In previous work by Zhang et al. (2014), authors used multi-temporal moderate resolution satellite images for mapping powdery mildew of winter wheat at a regional scale. The highest classification accuracy (78 %) was achieved by a relatively comprehensive strategy, which was linked to MTMF with PLSR. Despite using mono temporal satellite image only, a similar accuracy (78 %) was achieved in the present work, which might be owing to the improvement of spatial resolution from 30 m to 6 m. The consistent spectral responses to powdery mildew were found between in situ-based spectra and pixel-based spectra. Moreover, the SAM algorithm that was founded on a set of selected SFs was proven as a simple and effective classifier in disease mapping.

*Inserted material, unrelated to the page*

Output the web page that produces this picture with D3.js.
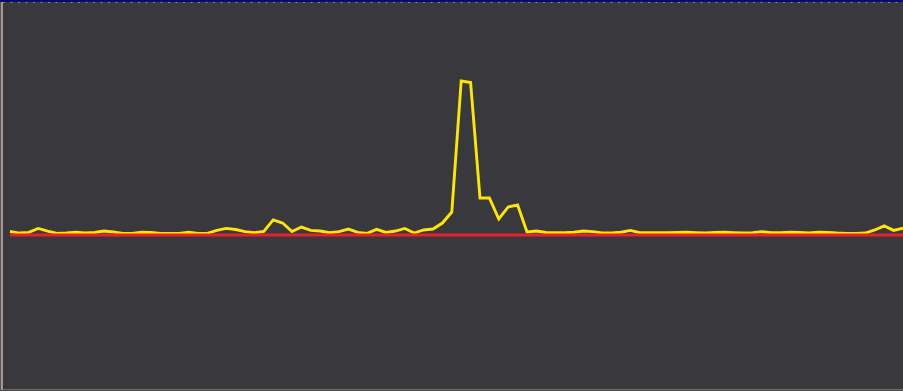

Although both studies in Zhang et al. (2014) and this paper have shown great potential in crop diseases mapping, the mapping accuracy was still somewhat insufficient in practice. To further improve the capability in emphasizing weak information (i.e., disease signal), satellite images that meet the requirements of both high spatial and temporal resolution are necessary. Moreover, some ancillary data, such as multi-temporal information, larger sample size, geographic data and even meteorological data, need to be included in the disease monitoring model to enhance the model performance.

Conclusions

To map powdery mildew in winter wheat from the point of view of practical application, a newly launched high spatial resolution multi-spectral imaging sensor, SPOT-6, was tested over an area with natural disease occurrence in Mei county, Shaanxi province, China. Several conclusions could be drawn from the experimental results: (1) A consistent and unique spectral response of five selected spectral features to powdery mildew disease in winter wheat plants by analyzing both in situ-based spectra and pixel-based spectra indicated that the disease could be detected by broadband multi-spectral satellite image data; (2) a spectral ratio analysis facilitated a robust performance of a mapping method; (3) the SAM classification underlying a set of selected spectral features achieved a promising performance, which thus was considered as a simple but effective classifier in disease mapping.